Der Geopark umfasst den Muskauer Faltenbogen, eine elster-2-zeitliche, hufeisenförmige Grundbruchmoräne (landläufig als Stauchenmoräne bezeichnet) von ca. 20 km Durchmesser.  Sie ist in einer miozänen Sand-, Kies, Ton- und Braunkohlenformation angelegt. Durch die Exploration und Gewinnung von Braunkohle in ca. 90 Tage- und Tiefbaugruben (1842 bis 1973) ist sie die weltweit am besten erforschte glazialtektonische Großdeformationsstruktur. Die Deformationsformen (mehrere hundert Meter große Schuppen, Diapirstrukturen, Falten und irreguläre Deformationen) sind an der Erdoberfläche durch sog. Gieser (abflusslose Tälchen) geomorphologisch eindrucksvoll sichtbar. Des Weiteren werden auf der polnischen Geoparkseite attraktive, weil vegetationslos bleibende, Eisen-Sulfat-Quellen mit umfangreichen sekundären Eisenmineral- und Gipsbildungen gezeigt.

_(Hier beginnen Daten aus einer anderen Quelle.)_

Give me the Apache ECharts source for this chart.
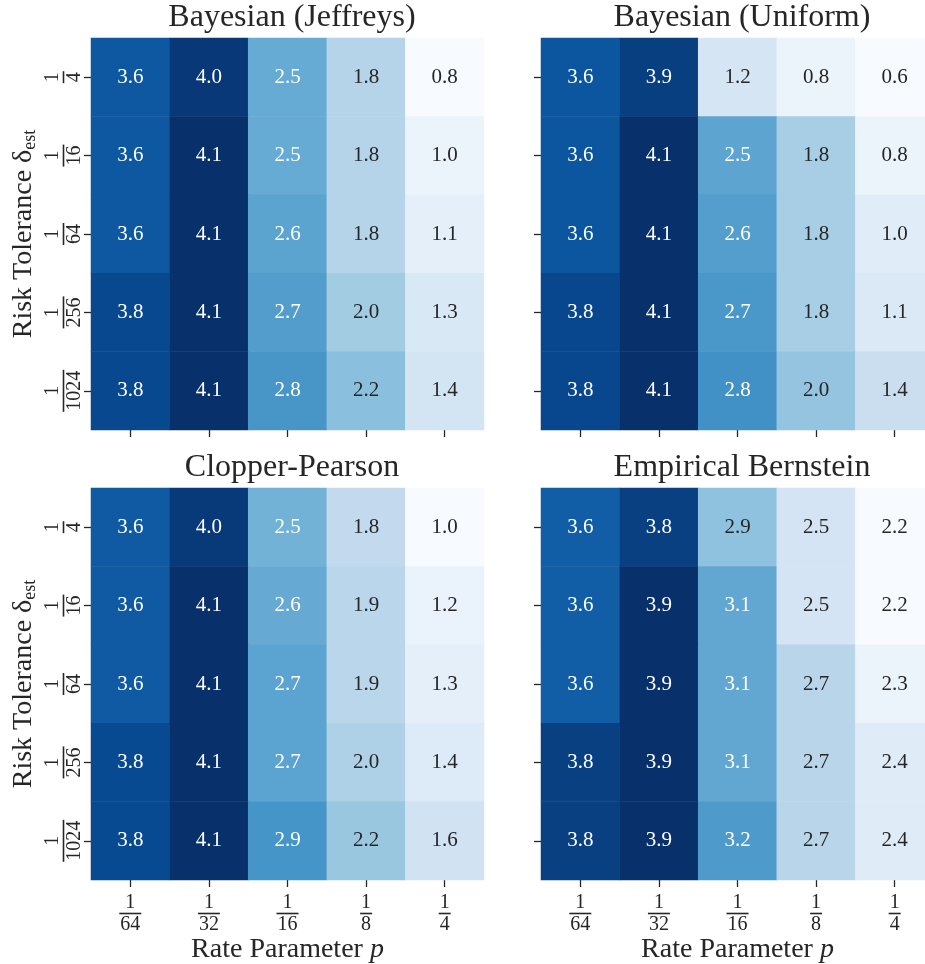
<!DOCTYPE html>
<html>
<head>
<meta charset="utf-8">
<script src="https://cdn.jsdelivr.net/npm/echarts@6/dist/echarts.min.js"></script>
<style>
  html, body { margin: 0; padding: 0; background: #fff; }
  #main { width: 925px; height: 964px; }
</style>
</head>
<body>
<div id="main"></div>
<script>
// categories
var rateCats = ['1/64', '1/32', '1/16', '1/8', '1/4'];
var riskCats = ['1/4', '1/16', '1/64', '1/256', '1/1024'];

// values, rows top to bottom (risk), columns left to right (rate)
var jeffreys = [
    [3.6, 4.0, 2.5, 1.8, 0.8],
    [3.6, 4.1, 2.5, 1.8, 1.0],
    [3.6, 4.1, 2.6, 1.8, 1.1],
    [3.8, 4.1, 2.7, 2.0, 1.3],
    [3.8, 4.1, 2.8, 2.2, 1.4]
];
var uniform = [
    [3.6, 3.9, 1.2, 0.8, 0.6],
    [3.6, 4.1, 2.5, 1.8, 0.8],
    [3.6, 4.1, 2.6, 1.8, 1.0],
    [3.8, 4.1, 2.7, 1.8, 1.1],
    [3.8, 4.1, 2.8, 2.0, 1.4]
];
var clopper = [
    [3.6, 4.0, 2.5, 1.8, 1.0],
    [3.6, 4.1, 2.6, 1.9, 1.2],
    [3.6, 4.1, 2.7, 1.9, 1.3],
    [3.8, 4.1, 2.7, 2.0, 1.4],
    [3.8, 4.1, 2.9, 2.2, 1.6]
];
var bernstein = [
    [3.6, 3.8, 2.9, 2.5, 2.2],
    [3.6, 3.9, 3.1, 2.5, 2.2],
    [3.6, 3.9, 3.1, 2.7, 2.3],
    [3.8, 3.9, 3.1, 2.7, 2.4],
    [3.8, 3.9, 3.2, 2.7, 2.4]
];
var titles = ['Bayesian (Jeffreys)', 'Bayesian (Uniform)', 'Clopper-Pearson', 'Empirical Bernstein'];
var panels = [jeffreys, uniform, clopper, bernstein];

var blues = ['#f7fbff', '#deebf7', '#c6dbef', '#9ecae1', '#6baed6', '#4292c6', '#2171b5', '#08519c', '#08306b'];
var txt = '#262626';
var font = 'Liberation Serif';

var grids = [
    {left: 91, top: 38, width: 393, height: 392, outerBoundsMode: 'none'},
    {left: 541, top: 38, width: 393, height: 392, outerBoundsMode: 'none'},
    {left: 91, top: 488, width: 393, height: 392, outerBoundsMode: 'none'},
    {left: 541, top: 488, width: 393, height: 392, outerBoundsMode: 'none'}
];

function fracLabel(v) {
    var d = v.split('/')[1];
    return '{n|1}\n{b' + d.length + '|}\n{d|' + d + '}';
}
var fracRich = {
    n: {fontFamily: font, fontSize: 20, color: txt, lineHeight: 17},
    d: {fontFamily: font, fontSize: 20, color: txt, lineHeight: 18},
    b1: {width: 12, height: 1.6, backgroundColor: txt, lineHeight: 5},
    b2: {width: 22, height: 1.6, backgroundColor: txt, lineHeight: 5},
    b3: {width: 32, height: 1.6, backgroundColor: txt, lineHeight: 5},
    b4: {width: 42, height: 1.6, backgroundColor: txt, lineHeight: 5}
};

var option = {
    backgroundColor: '#fff',
    animation: false,
    title: [],
    grid: grids,
    xAxis: [],
    yAxis: [],
    visualMap: [],
    series: []
};

panels.forEach(function (vals, i) {
    var flat = [].concat.apply([], vals);
    var vmin = Math.min.apply(null, flat), vmax = Math.max.apply(null, flat);
    var g = grids[i];
    var isBottom = i >= 2, isLeft = i % 2 == 0;
    option.title.push({
        text: titles[i],
        left: g.left + 196,
        top: g.top - 41,
        textAlign: 'center',
        textStyle: {fontFamily: font, fontSize: 32, fontWeight: 'normal', color: txt}
    });
    option.xAxis.push({
        type: 'category', gridIndex: i, data: rateCats,
        axisLine: {show: false},
        axisTick: {show: true, alignWithLabel: true, length: 7, lineStyle: {color: txt, width: 1.3}},
        axisLabel: {show: isBottom, margin: 14, formatter: fracLabel, rich: fracRich},
        splitLine: {show: false},
        name: isBottom ? 'Rate Parameter {i|p}' : '',
        nameLocation: 'middle', nameGap: 56,
        nameTextStyle: {fontFamily: font, fontSize: 28, color: txt,
            rich: {i: {fontFamily: font, fontSize: 28, fontStyle: 'italic', color: txt}}}
    });
    option.yAxis.push({
        type: 'category', gridIndex: i, data: riskCats, inverse: true,
        axisLine: {show: false},
        axisTick: {show: true, alignWithLabel: true, length: 7, lineStyle: {color: txt, width: 1.3}},
        axisLabel: {show: isLeft, rotate: 90, margin: 7, formatter: fracLabel, rich: fracRich},
        splitLine: {show: false},
        name: isLeft ? 'Risk Tolerance δ{s|est}' : '',
        nameLocation: 'middle', nameGap: 52, nameRotate: 90,
        nameTextStyle: {fontFamily: font, fontSize: 28, color: txt, lineHeight: 30,
            rich: {s: {fontFamily: font, fontSize: 18, color: txt, verticalAlign: 'bottom', lineHeight: 22}}}
    });
    option.visualMap.push({
        type: 'continuous', show: false, seriesIndex: i,
        min: vmin, max: vmax, inRange: {color: blues}
    });
    var data = [];
    vals.forEach(function (row, r) {
        row.forEach(function (v, c) {
            var t = (v - vmin) / (vmax - vmin);
            data.push({value: [c, r, v], label: {color: t > 0.45 ? '#ffffff' : txt}});
        });
    });
    option.series.push({
        type: 'heatmap', xAxisIndex: i, yAxisIndex: i, data: data,
        label: {show: true, fontFamily: font, fontSize: 21,
            formatter: function (p) { return p.value[2].toFixed(1); }},
        itemStyle: {borderWidth: 0},
        emphasis: {disabled: true}
    });
});

var myChart = echarts.init(document.getElementById('main'));
myChart.setOption(option);
</script>
</body>
</html>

11 Energiespeicher im tieferen Untergrund von Berlin und Brandenburg in German language and with excursion guide book in German

Klaus Reinhold, Vera Noack, Sascha Gast • Bundesanstalt für Geowissenschaften und Rohstoffe

Thursday, 8 Oct. 2015, 7:45–18:00 h • Price: € 60

max. number of participants: 22; by bus

Der tiefere Untergrund bietet vielfältige Speichermöglichkeiten für flüssige und gasförmige Energieträger. Bei der Exkursion werden die geologischen Gegebenheiten und die Technologie von drei unterschiedlichen, im Betrieb befindlichen Untergrundspeichern vor Ort erörtert. Vorgestellt werden der Berliner Erdgasspeicher, das Energiespeichersystem im Regierungsviertel und der EWE Gasspeicher Rüdersdorf. Die geowissenschaftlich-technischen Führungen an den Standorten erfolgen unter Beteiligung der Betreiber.

Bitte beachten Sie: Für die Anmeldung zu dieser Exkursion werden wir Ihre persönlichen Daten abfragen, da man für den Exkursionspunkt „Energiespeichersystem für die Parlamentsbauten“ den Deutschen Bundestag betritt, für den besondere Sicherheitsvorkehrungen gelten.